In the weeks heading into a tournament, what do you feed your mind: Positive or negative messages?
Do you hang onto past mistakes during a round or focus on the good shots you hit?
Your thoughts affect your confidence. It is pretty simple; you become what you think. If you think you are a terrible golfer, you will struggle on the golf course.
In our Golf Mental Game Survey, we received the following question:
“How do I start a tournament with confidence or keep my confidence throughout the round, especially when I am struggling with my game?”
Confidence grows or atrophies according to the messages you feed your mind. Think of it this way. If someone showed you film of every bad round you ever played, you would lose confidence.
If you thought of every mistake you made in the last year’s tournaments, you would have less confidence. If you were to list all your weaknesses and technical flaws, your confidence would plummet.
The reverse is also true. You build confidence when you call to mind times when you are on top of your game.
When you highlight your successes during a round of golf, you grow your confidence.
If you were to list your strengths, abilities, and positive aspects of your golf game, your confidence would skyrocket.
In other words, whatever you choose to hold in the forefront of your mind impacts your confidence.

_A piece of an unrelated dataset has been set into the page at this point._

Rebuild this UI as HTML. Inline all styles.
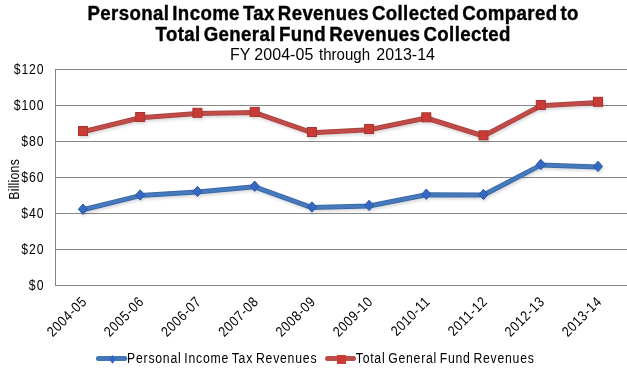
<!DOCTYPE html>
<html><head><meta charset="utf-8"><style>
html,body{margin:0;padding:0;background:#fff;}
body{width:627px;height:374px;overflow:hidden;}
svg{display:block;-webkit-font-smoothing:antialiased;will-change:transform;font-family:"Liberation Sans",sans-serif;}
</style></head><body>
<svg width="627" height="374" viewBox="0 0 627 374">
<defs>
<filter id="sh" x="-10%" y="-20%" width="120%" height="160%"><feGaussianBlur in="SourceAlpha" stdDeviation="1.5"/><feOffset dx="1" dy="2"/><feComponentTransfer><feFuncA type="linear" slope="0.15"/></feComponentTransfer><feMerge><feMergeNode/><feMergeNode in="SourceGraphic"/></feMerge></filter>
</defs>
<rect width="627" height="374" fill="#fff"/>
<g font-weight="bold" font-size="18.67" fill="#000" text-anchor="middle">
<text transform="translate(333,19.8) scale(1.0,1.08)" textLength="491.0" lengthAdjust="spacing" word-spacing="-2.5" stroke="#000" stroke-width="0.35">Personal Income Tax Revenues Collected Compared to</text>
<text transform="translate(333,41) scale(1.0,1.08)" textLength="355.0" lengthAdjust="spacing" word-spacing="-2.5" stroke="#000" stroke-width="0.35">Total General Fund Revenues Collected</text>
</g>
<g font-size="16" fill="#000">
<text transform="translate(230,60.4) scale(1,1.04)">FY</text>
<text transform="translate(254.3,60.4) scale(1,1.04)" textLength="59" lengthAdjust="spacing">2004-05</text>
<text transform="translate(319,60.4) scale(1,1.04)" textLength="51" lengthAdjust="spacingAndGlyphs">through</text>
<text transform="translate(376.3,60.4) scale(1,1.04)">2013-14</text>
</g>
<g stroke="#868686" stroke-width="1" shape-rendering="crispEdges"><line x1="55" y1="69.5" x2="627" y2="69.5"/><line x1="55" y1="105.5" x2="627" y2="105.5"/><line x1="55" y1="141.5" x2="627" y2="141.5"/><line x1="55" y1="177.5" x2="627" y2="177.5"/><line x1="55" y1="213.5" x2="627" y2="213.5"/><line x1="55" y1="249.5" x2="627" y2="249.5"/>
<line x1="55.5" y1="69" x2="55.5" y2="286"/>
<line x1="55" y1="285.5" x2="627" y2="285.5"/>
</g>
<g font-size="13.33" fill="#000"><text transform="translate(43.5,73.8) scale(0.92,1.08)" text-anchor="end" textLength="32.23" lengthAdjust="spacing">$120</text><text transform="translate(43.5,109.8) scale(0.92,1.08)" text-anchor="end" textLength="32.23" lengthAdjust="spacing">$100</text><text transform="translate(43.5,145.8) scale(0.92,1.08)" text-anchor="end" textLength="24.17" lengthAdjust="spacing">$80</text><text transform="translate(43.5,181.8) scale(0.92,1.08)" text-anchor="end" textLength="24.17" lengthAdjust="spacing">$60</text><text transform="translate(43.5,217.8) scale(0.92,1.08)" text-anchor="end" textLength="24.17" lengthAdjust="spacing">$40</text><text transform="translate(43.5,253.8) scale(0.92,1.08)" text-anchor="end" textLength="24.17" lengthAdjust="spacing">$20</text><text transform="translate(43.5,289.8) scale(0.92,1.08)" text-anchor="end" textLength="16.12" lengthAdjust="spacing">$0</text></g>
<text transform="translate(19.2,179.5) rotate(-90) scale(0.92,1.08)" font-size="13.33" text-anchor="middle" fill="#000" textLength="44.07" lengthAdjust="spacing">Billions</text>
<g font-size="13.33" fill="#000"><text transform="translate(80.5,296.2) rotate(-45) translate(0,9.5) scale(0.92,1.08)" text-anchor="end" textLength="53.17" lengthAdjust="spacing">2004-05</text><text transform="translate(137.7,296.2) rotate(-45) translate(0,9.5) scale(0.92,1.08)" text-anchor="end" textLength="53.17" lengthAdjust="spacing">2005-06</text><text transform="translate(194.9,296.2) rotate(-45) translate(0,9.5) scale(0.92,1.08)" text-anchor="end" textLength="53.17" lengthAdjust="spacing">2006-07</text><text transform="translate(252.2,296.2) rotate(-45) translate(0,9.5) scale(0.92,1.08)" text-anchor="end" textLength="53.17" lengthAdjust="spacing">2007-08</text><text transform="translate(309.4,296.2) rotate(-45) translate(0,9.5) scale(0.92,1.08)" text-anchor="end" textLength="53.17" lengthAdjust="spacing">2008-09</text><text transform="translate(366.6,296.2) rotate(-45) translate(0,9.5) scale(0.92,1.08)" text-anchor="end" textLength="53.17" lengthAdjust="spacing">2009-10</text><text transform="translate(423.8,296.2) rotate(-45) translate(0,9.5) scale(0.92,1.08)" text-anchor="end" textLength="52.10" lengthAdjust="spacing">2010-11</text><text transform="translate(481.0,296.2) rotate(-45) translate(0,9.5) scale(0.92,1.08)" text-anchor="end" textLength="52.10" lengthAdjust="spacing">2011-12</text><text transform="translate(538.3,296.2) rotate(-45) translate(0,9.5) scale(0.92,1.08)" text-anchor="end" textLength="53.17" lengthAdjust="spacing">2012-13</text><text transform="translate(595.5,296.2) rotate(-45) translate(0,9.5) scale(0.92,1.08)" text-anchor="end" textLength="53.17" lengthAdjust="spacing">2013-14</text></g>
<g filter="url(#sh)">
<polyline points="83.0,131.7 140.2,117.7 197.4,113.5 254.7,112.6 311.9,132.7 369.1,129.7 426.3,118.0 483.5,136.0 540.8,105.7 598.0,102.5" fill="none" stroke="#A94441" stroke-width="5" stroke-linejoin="round" stroke-linecap="round"/>
<polyline points="83.0,131.7 140.2,117.7 197.4,113.5 254.7,112.6 311.9,132.7 369.1,129.7 426.3,118.0 483.5,136.0 540.8,105.7 598.0,102.5" fill="none" stroke="#C24C49" stroke-width="3" stroke-linejoin="round" stroke-linecap="round"/>
<g fill="#CB3A35" stroke="#A93330" stroke-width="1"><rect x="78.5" y="126.5" width="9" height="9"/><rect x="135.7" y="112.5" width="9" height="9"/><rect x="192.9" y="108.3" width="9" height="9"/><rect x="250.2" y="107.4" width="9" height="9"/><rect x="307.4" y="127.5" width="9" height="9"/><rect x="364.6" y="124.5" width="9" height="9"/><rect x="421.8" y="112.8" width="9" height="9"/><rect x="479.0" y="130.8" width="9" height="9"/><rect x="536.3" y="100.5" width="9" height="9"/><rect x="593.5" y="97.3" width="9" height="9"/></g>
</g>
<g filter="url(#sh)">
<polyline points="83.0,209.8 140.2,195.6 197.4,192.0 254.7,186.8 311.9,207.6 369.1,206.0 426.3,194.8 483.5,195.0 540.8,165.1 598.0,167.0" fill="none" stroke="#3B69A8" stroke-width="5" stroke-linejoin="round" stroke-linecap="round"/>
<polyline points="83.0,209.8 140.2,195.6 197.4,192.0 254.7,186.8 311.9,207.6 369.1,206.0 426.3,194.8 483.5,195.0 540.8,165.1 598.0,167.0" fill="none" stroke="#467ABC" stroke-width="3" stroke-linejoin="round" stroke-linecap="round"/>
<g fill="#3467C2" stroke="#2B58A6" stroke-width="1"><path d="M83.0,204.0 L87.6,209.2 L83.0,214.4 L78.4,209.2Z"/><path d="M140.2,189.8 L144.8,195.0 L140.2,200.2 L135.6,195.0Z"/><path d="M197.4,186.2 L202.0,191.4 L197.4,196.6 L192.8,191.4Z"/><path d="M254.7,181.0 L259.3,186.2 L254.7,191.4 L250.1,186.2Z"/><path d="M311.9,201.8 L316.5,207.0 L311.9,212.2 L307.3,207.0Z"/><path d="M369.1,200.2 L373.7,205.4 L369.1,210.6 L364.5,205.4Z"/><path d="M426.3,189.0 L430.9,194.2 L426.3,199.4 L421.7,194.2Z"/><path d="M483.5,189.2 L488.1,194.4 L483.5,199.6 L478.9,194.4Z"/><path d="M540.8,159.3 L545.4,164.5 L540.8,169.7 L536.2,164.5Z"/><path d="M598.0,161.2 L602.6,166.4 L598.0,171.6 L593.4,166.4Z"/></g>
</g>
<g>
<line x1="98.4" y1="358.4" x2="124.8" y2="358.4" stroke="#4376B8" stroke-width="5" stroke-linecap="round"/>
<path d="M112.5,355 L116,359.3 L112.5,363.8 L109,359.3Z" fill="#3467C2"/>
<text transform="translate(127,362.8) scale(0.92,1.08)" font-size="13.33" fill="#000" textLength="206.0" word-spacing="-1.5" lengthAdjust="spacing">Personal Income Tax Revenues</text>
<line x1="327.5" y1="358.4" x2="353.5" y2="358.4" stroke="#BE4B48" stroke-width="5" stroke-linecap="round"/>
<rect x="337" y="355" width="9" height="9" fill="#CB3A35"/>
<text transform="translate(355.8,362.8) scale(0.92,1.08)" font-size="13.33" fill="#000" textLength="193.5" word-spacing="-1.5" lengthAdjust="spacing">Total General Fund Revenues</text>
</g>
</svg>
</body></html>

Each positive thought, image, and memory builds your confidence or success resume.
Building confidence is not as complicated as most golfers make it.
For example, Gianna Clemente, 15, is the youngest competitor in the 72-player field at the 2023 Augusta National Women’s Amateur Tournament.
However, Clemente does not become rattled when competing against older golfers. First of all, Clemente prepares at a high level.
CLEMENTE: “I’ve put in a lot of hard work to prep for not only this event but the other events that I’ve had this spring as well. I’m looking forward to it.”
In addition, Clemente maintains her confidence because she consciously tends to it. Clemente keeps in mind her previous successes which include three straight LPGA events in 2022.
Earlier this year, she finished T16 at the Epson Tour’s season-opening event and is currently the top-ranked junior in the country.
CLEMENTE: “[Being young] is something that I’m pretty used to by now. I’ve been the youngest for at least a couple years now in every event that I play in. It’s a very comfortable feeling for me. It doesn’t bother me at all, and I’m just looking forward to playing some good golf.”
Instead of keeping count of all your mistakes and bad rounds, start totaling up your successes, great shots, and positive attributes.
Creating your success resume builds high-level confidence.
Don’t merely think about your successes. Write your successes in a notebook, on a spreadsheet, or create a document on your phone.
Writing down your successes, strengths, and positive attributes has a double impact. It causes you to review your positives twice…First, by thinking of them and again when you put them on paper.